Goal | In the material below, please retype the lines from the very first through the one with "import * as", exactly and without pictures.

Items |
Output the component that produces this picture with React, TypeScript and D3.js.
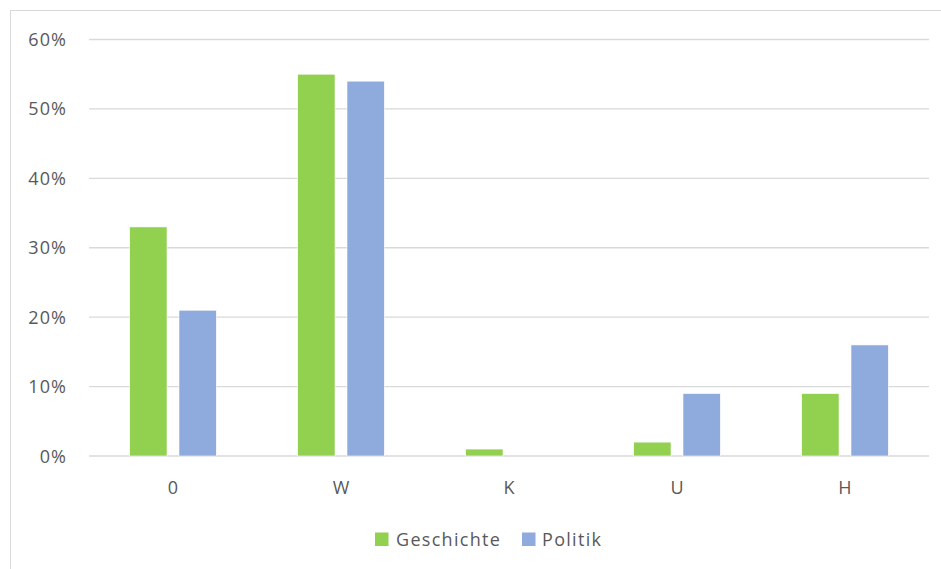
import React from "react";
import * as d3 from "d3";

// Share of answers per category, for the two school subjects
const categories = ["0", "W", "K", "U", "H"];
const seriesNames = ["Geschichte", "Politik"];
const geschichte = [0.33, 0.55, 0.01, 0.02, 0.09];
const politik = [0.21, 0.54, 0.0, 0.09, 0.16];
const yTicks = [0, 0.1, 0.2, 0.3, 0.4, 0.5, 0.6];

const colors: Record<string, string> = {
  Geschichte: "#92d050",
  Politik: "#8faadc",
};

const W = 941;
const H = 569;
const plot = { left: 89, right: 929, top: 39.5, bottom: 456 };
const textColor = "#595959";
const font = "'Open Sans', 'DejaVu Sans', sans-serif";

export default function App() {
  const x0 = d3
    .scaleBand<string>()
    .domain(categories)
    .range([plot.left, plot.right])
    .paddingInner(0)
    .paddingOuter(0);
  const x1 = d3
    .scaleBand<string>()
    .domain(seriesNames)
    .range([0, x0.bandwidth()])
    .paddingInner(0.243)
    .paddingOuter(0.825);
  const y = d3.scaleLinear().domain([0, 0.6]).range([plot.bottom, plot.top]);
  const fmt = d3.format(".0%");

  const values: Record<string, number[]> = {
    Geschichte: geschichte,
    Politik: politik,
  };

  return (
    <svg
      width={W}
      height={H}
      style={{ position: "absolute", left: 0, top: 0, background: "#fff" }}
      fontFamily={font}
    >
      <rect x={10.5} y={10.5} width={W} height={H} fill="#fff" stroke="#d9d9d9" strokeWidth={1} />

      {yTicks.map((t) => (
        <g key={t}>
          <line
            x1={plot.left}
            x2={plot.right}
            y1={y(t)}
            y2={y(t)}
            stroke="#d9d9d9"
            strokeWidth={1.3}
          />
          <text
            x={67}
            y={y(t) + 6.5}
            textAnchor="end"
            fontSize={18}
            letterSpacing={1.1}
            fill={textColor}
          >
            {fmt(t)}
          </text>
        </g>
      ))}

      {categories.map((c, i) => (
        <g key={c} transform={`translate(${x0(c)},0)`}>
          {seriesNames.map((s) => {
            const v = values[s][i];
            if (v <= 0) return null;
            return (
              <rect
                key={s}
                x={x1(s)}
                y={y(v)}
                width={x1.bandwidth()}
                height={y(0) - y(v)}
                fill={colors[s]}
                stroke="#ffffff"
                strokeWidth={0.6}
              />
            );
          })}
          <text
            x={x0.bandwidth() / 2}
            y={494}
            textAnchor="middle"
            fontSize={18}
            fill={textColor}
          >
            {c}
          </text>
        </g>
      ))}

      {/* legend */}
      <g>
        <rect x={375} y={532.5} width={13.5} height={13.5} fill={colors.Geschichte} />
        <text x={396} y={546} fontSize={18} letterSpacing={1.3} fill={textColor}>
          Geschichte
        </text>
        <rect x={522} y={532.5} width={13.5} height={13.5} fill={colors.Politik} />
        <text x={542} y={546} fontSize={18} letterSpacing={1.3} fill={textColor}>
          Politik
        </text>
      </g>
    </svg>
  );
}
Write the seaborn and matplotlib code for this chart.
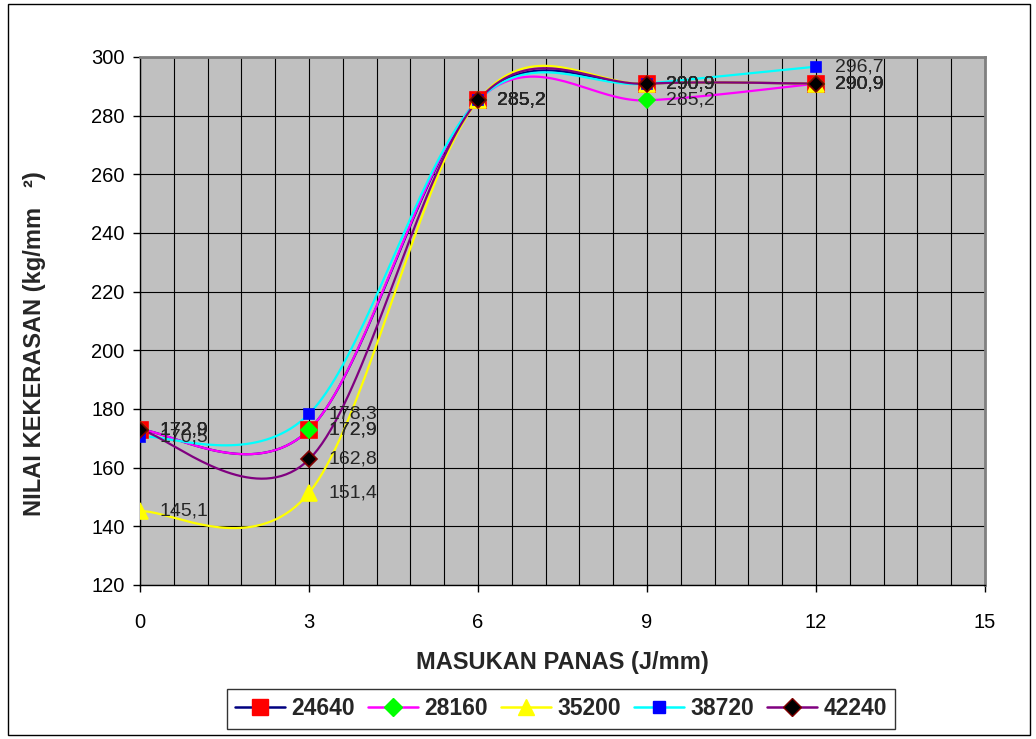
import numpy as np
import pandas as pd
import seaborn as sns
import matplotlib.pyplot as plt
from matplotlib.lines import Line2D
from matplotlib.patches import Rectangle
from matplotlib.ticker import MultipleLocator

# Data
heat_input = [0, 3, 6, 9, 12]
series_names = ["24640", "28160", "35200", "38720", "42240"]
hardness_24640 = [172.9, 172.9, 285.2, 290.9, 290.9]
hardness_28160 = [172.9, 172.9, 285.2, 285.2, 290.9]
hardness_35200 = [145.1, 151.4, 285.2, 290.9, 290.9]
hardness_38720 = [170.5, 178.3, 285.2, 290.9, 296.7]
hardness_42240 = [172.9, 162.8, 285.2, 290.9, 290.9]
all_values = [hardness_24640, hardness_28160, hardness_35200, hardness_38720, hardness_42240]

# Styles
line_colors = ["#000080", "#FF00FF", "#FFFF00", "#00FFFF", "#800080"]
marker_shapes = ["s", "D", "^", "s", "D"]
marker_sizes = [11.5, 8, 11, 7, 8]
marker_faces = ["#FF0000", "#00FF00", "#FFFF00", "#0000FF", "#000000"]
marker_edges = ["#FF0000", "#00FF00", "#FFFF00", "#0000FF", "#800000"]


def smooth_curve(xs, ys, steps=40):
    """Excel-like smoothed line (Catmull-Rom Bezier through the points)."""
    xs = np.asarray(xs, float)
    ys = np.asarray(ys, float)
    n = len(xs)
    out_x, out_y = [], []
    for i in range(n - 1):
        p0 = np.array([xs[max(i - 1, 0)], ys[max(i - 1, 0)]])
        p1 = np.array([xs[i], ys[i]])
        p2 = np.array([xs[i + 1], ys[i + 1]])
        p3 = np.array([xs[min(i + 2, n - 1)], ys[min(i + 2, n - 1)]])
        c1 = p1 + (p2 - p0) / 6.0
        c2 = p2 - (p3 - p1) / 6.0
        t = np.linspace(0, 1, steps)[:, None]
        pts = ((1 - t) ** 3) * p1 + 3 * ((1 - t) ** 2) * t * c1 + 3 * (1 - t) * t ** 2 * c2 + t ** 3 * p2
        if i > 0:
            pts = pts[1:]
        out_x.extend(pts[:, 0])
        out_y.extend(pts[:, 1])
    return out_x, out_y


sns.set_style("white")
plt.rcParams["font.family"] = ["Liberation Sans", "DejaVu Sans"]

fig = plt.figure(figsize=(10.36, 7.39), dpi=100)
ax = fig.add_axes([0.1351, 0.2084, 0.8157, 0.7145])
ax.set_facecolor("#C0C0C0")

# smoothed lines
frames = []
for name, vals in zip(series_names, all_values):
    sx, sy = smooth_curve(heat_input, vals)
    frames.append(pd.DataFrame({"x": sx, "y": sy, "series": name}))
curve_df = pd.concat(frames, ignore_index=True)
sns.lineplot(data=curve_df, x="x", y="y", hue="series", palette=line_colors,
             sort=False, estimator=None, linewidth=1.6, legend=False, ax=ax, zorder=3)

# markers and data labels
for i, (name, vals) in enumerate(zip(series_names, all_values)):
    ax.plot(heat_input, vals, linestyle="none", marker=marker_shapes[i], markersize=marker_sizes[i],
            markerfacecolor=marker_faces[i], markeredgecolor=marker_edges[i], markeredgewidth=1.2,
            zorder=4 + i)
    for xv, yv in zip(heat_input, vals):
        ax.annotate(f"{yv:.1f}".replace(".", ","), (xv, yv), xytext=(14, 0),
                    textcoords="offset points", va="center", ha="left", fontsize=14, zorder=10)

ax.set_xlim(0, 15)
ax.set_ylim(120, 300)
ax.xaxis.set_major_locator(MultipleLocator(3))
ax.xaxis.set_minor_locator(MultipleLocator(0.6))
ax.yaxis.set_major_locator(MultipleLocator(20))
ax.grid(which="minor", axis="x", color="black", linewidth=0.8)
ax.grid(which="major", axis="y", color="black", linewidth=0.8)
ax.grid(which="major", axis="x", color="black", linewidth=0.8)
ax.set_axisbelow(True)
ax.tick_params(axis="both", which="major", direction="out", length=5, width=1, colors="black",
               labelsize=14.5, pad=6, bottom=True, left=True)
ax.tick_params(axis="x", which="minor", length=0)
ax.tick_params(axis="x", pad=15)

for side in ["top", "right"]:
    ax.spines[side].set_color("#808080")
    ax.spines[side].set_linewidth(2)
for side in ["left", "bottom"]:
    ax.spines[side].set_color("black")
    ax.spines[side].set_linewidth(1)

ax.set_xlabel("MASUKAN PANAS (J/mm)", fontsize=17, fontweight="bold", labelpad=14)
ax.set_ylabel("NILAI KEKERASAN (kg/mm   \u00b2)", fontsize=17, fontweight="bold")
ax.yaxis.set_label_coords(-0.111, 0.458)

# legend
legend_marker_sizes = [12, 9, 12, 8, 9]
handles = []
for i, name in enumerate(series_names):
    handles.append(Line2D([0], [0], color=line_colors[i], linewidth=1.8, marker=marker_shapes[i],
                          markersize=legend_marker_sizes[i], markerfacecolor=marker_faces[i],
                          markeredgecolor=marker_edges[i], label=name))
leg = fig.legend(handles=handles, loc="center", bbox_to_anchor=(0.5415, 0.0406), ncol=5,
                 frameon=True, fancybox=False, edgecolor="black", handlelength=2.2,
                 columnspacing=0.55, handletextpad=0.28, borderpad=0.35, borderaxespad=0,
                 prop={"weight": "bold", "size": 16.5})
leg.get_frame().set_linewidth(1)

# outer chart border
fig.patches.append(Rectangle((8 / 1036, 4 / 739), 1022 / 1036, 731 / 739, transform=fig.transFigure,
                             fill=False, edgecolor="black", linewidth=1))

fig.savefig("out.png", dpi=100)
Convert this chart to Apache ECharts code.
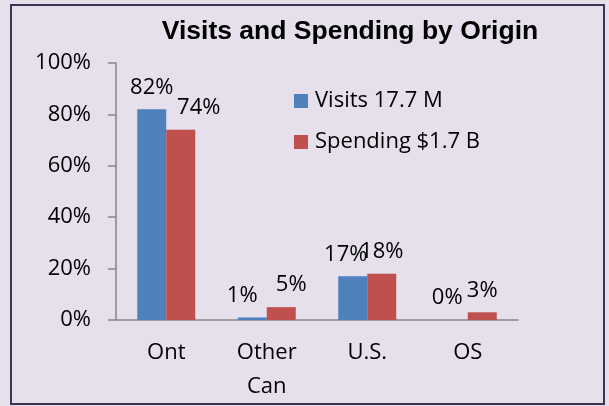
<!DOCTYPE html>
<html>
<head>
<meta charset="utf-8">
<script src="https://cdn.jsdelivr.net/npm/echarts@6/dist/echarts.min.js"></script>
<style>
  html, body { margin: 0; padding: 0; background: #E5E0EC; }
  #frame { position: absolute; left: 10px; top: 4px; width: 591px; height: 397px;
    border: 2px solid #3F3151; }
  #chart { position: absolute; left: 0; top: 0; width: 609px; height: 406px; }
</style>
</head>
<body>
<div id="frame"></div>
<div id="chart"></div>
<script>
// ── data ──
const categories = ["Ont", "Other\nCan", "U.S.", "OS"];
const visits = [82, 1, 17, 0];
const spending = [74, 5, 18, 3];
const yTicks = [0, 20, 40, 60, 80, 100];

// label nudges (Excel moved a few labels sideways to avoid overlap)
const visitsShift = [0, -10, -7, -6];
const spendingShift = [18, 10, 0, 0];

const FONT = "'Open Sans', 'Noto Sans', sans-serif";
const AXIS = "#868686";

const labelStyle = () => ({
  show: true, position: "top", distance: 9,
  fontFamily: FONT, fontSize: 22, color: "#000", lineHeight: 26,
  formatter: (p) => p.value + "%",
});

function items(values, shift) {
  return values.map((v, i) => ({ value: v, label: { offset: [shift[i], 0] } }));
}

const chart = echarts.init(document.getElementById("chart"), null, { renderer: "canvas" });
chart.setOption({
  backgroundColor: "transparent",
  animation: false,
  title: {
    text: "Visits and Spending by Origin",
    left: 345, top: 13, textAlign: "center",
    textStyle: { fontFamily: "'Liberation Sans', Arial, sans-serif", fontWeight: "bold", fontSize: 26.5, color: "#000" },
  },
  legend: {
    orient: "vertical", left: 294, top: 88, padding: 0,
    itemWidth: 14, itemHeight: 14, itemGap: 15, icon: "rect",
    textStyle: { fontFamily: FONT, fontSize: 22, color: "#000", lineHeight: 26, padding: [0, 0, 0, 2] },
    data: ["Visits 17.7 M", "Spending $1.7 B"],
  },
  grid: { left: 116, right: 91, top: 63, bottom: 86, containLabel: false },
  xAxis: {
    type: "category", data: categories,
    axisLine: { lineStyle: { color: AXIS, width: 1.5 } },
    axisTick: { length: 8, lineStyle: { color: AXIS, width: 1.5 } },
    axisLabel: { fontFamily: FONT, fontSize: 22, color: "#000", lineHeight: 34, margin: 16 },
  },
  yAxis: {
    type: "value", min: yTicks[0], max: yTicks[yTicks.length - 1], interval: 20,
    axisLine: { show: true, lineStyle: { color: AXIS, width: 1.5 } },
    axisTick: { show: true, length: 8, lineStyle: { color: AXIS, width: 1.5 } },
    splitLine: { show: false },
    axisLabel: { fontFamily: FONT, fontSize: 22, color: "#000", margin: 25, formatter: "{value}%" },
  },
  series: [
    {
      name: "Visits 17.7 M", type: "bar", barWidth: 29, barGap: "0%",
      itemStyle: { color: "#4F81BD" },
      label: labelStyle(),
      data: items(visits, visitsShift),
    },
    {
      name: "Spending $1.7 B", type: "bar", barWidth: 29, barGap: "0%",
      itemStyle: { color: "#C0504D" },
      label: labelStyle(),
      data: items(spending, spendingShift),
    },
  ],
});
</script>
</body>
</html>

Worked answer |
Output the component that produces this picture with React, TypeScript and D3.js.
import React from "react";
import * as d3 from "d3";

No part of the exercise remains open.